I don't know if this would work, but how about if you created a new table which contained all the possible dates (that might be the problem with this idea, if the range of dates is going to change unpredictably...) and then do a left join on the two tables? I guess it's a crazy solution if there are a vast number of possible dates, or no way to predict the first and last date, but if the range of dates is either fixed or easy to work out, then this might work.

Answer 4

Since you don't know where the gaps are, and yet you want all the values (presumably) from the first date in your list to the last one, do something like:

use DateTime;
use DateTime::Format::Strptime;
my @row = $sth->fetchrow;
my $countdate = strptime("%Y-%m-%d", $firstrow[0]);
my $thisdate = strptime("%Y-%m-%d", $firstrow[0]);

while ($countdate) {
  # keep looping countdate until it hits the next db row date
  if(DateTime->compare($countdate, $thisdate) == -1) {
    # counter not reached next date yet
    print CSV $countdate->ymd . ",0\n";
    $countdate = $countdate->add( days => 1 );
    $next;
  }

  # countdate is equal to next row's date, so print that instead
  print CSV $thisdate->ymd . ",$row[1]\n";

  # increase both
  @row = $sth->fetchrow;
  $thisdate = strptime("%Y-%m-%d", $firstrow[0]);
  $countdate = $countdate->add( days => 1 );
}

Hmm, that turned out to be more complicated than I thought it would be.. I hope it makes sense!

Answer 5

I think the simplest general solution to the problem would be to create an Ordinal table with the highest number of rows that you need (in your case 31*3 = 93).

CREATE TABLE IF NOT EXISTS `Ordinal` (
  `n` int(10) unsigned NOT NULL AUTO_INCREMENT, PRIMARY KEY (`n`)
);
INSERT INTO `Ordinal` (`n`)
VALUES (NULL), (NULL), (NULL); #etc

Next, do a LEFT JOIN from Ordinal onto your data. Here's a simple case, getting every day in the last week:

SELECT CURDATE() - INTERVAL `n` DAY AS `day`
FROM `Ordinal` WHERE `n` <= 7
ORDER BY `n` ASC

The two things you would need to change about this are the starting point and the interval. I have used SET @var = 'value' syntax for clarity.

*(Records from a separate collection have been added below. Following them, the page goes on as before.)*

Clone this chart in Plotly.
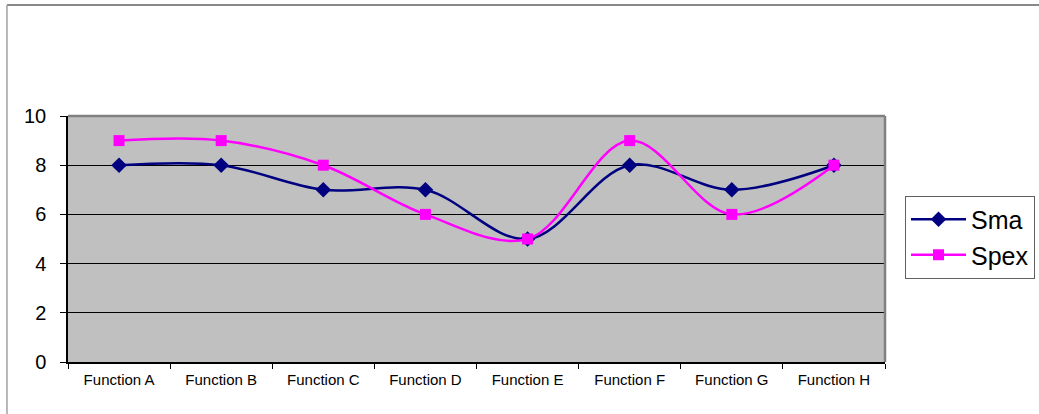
import plotly.graph_objects as go

categories = ["Function A", "Function B", "Function C", "Function D",
              "Function E", "Function F", "Function G", "Function H"]
sma = [8, 8, 7, 7, 5, 8, 7, 8]
spex = [9, 9, 8, 6, 5, 9, 6, 8]
y_ticks = [0, 2, 4, 6, 8, 10]

fig = go.Figure()
fig.add_trace(go.Scatter(
    x=categories, y=sma, name="Sma", mode="lines+markers",
    line=dict(color="#000080", width=2.5, shape="spline", smoothing=1),
    marker=dict(symbol="diamond", size=12, color="#000080"),
))
fig.add_trace(go.Scatter(
    x=categories, y=spex, name="Spex", mode="lines+markers",
    line=dict(color="#FF00FF", width=2.5, shape="spline", smoothing=1),
    marker=dict(symbol="square", size=11, color="#FF00FF"),
))

fig.update_layout(
    width=1039, height=414,
    margin=dict(l=68, r=154, t=116, b=52, autoexpand=False),
    paper_bgcolor="white",
    plot_bgcolor="#C0C0C0",
    font=dict(family="Liberation Sans, Arial, sans-serif", color="black"),
    showlegend=True,
    legend=dict(
        x=1.0245, xanchor="left", y=0.508, yanchor="middle",
        bordercolor="#606060", borderwidth=1, bgcolor="white",
        font=dict(size=25, color="black"),
        itemwidth=55, tracegroupgap=9,
    ),
    xaxis=dict(
        type="category", showgrid=False, zeroline=False,
        showline=True, linecolor="black", linewidth=1.5,
        ticks="outside", tickson="boundaries", ticklen=5, tickcolor="black",
        tickfont=dict(size=15), range=[-0.5, 7.5], ticklabelstandoff=3,
    ),
    yaxis=dict(
        range=[0, 10], tickvals=y_ticks, showgrid=True, gridcolor="black",
        gridwidth=1, zeroline=False,
        showline=True, linecolor="black", linewidth=1.5,
        ticks="outside", ticklen=6, tickcolor="black",
        tickfont=dict(size=20), ticklabelstandoff=10,
    ),
    shapes=[
        # plot area top and right borders (gray)
        dict(type="line", xref="paper", yref="paper", x0=0, x1=1, y0=1, y1=1,
             line=dict(color="#808080", width=2.5)),
        dict(type="line", xref="paper", yref="paper", x0=1, x1=1, y0=0, y1=1,
             line=dict(color="#808080", width=2.5)),
        # outer chart border (top and left)
        dict(type="line", xref="paper", yref="paper", x0=-0.0747, x1=1.19,
             y0=1.451, y1=1.451, line=dict(color="#606060", width=1.5)),
        dict(type="line", xref="paper", yref="paper", x0=-0.0747, x1=-0.0747,
             y0=-0.22, y1=1.451, line=dict(color="#A0A0A0", width=1.5)),
    ],
)

fig.write_html("out.html", config={"displayModeBar": False},
               post_script="document.body.style.margin='0px';")
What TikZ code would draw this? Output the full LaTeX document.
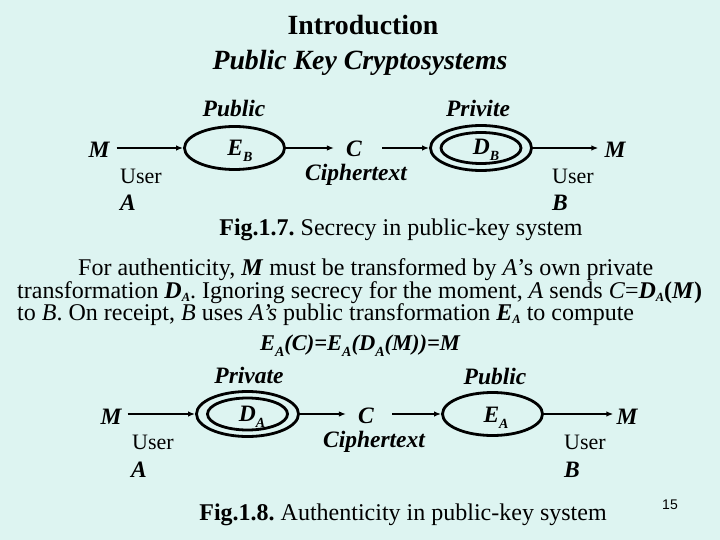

SET @end = CURDATE() - INTERVAL DAY(CURDATE()) DAY;
SET @begin = @end - INTERVAL 3 MONTH;
SET @period = DATEDIFF(@end, @begin);

SELECT @begin + INTERVAL (`n` + 1) DAY AS `date`
FROM `Ordinal` WHERE `n` < @period
ORDER BY `n` ASC;

So the final code would look something like this, if you were joining to get the number of messages per day over the last three months:

SELECT COUNT(`msg`.`id`) AS `message_count`, `ord`.`date` FROM (
    SELECT ((CURDATE() - INTERVAL DAY(CURDATE()) DAY) - INTERVAL 3 MONTH) + INTERVAL (`n` + 1) DAY AS `date`
    FROM `Ordinal`
    WHERE `n` < (DATEDIFF((CURDATE() - INTERVAL DAY(CURDATE()) DAY), ((CURDATE() - INTERVAL DAY(CURDATE()) DAY) - INTERVAL 3 MONTH)))
    ORDER BY `n` ASC
) AS `ord`
LEFT JOIN `Message` AS `msg`
  ON `ord`.`date` = `msg`.`date`
GROUP BY `ord`.`date`

Tips and Comments:

• Probably the hardest part of your query was determining the number of days to use when limiting Ordinal. By comparison, transforming that integer sequence into dates was easy.
• You can use Ordinal for all of your uninterrupted-sequence needs. Just make sure it contains more rows than your longest sequence.
• You can use multiple queries on Ordinal for multiple sequences, for example listing every weekday (1-5) for the past seven (1-7) weeks.
• You could make it faster by storing dates in your Ordinal table, but it would be less flexible. This way you only need one Ordinal table, no matter how many times you use it. Still, if the speed is worth it, try the INSERT INTO ... SELECT syntax.

Answer 6

When I had to deal with this problem, to fill in missing dates I actually created a reference table that just contained all dates I'm interested in and joined the data table on the date field. It's crude, but it works.

SELECT DATE(r.date),count(d.date) 
FROM dates AS r 
LEFT JOIN table AS d ON d.date = r.date 
GROUP BY DATE(r.date) 
ORDER BY r.date ASC;

As for output, I'd just use SELECT INTO OUTFILE instead of generating the CSV by hand. Leaves us free from worrying about escaping special characters as well.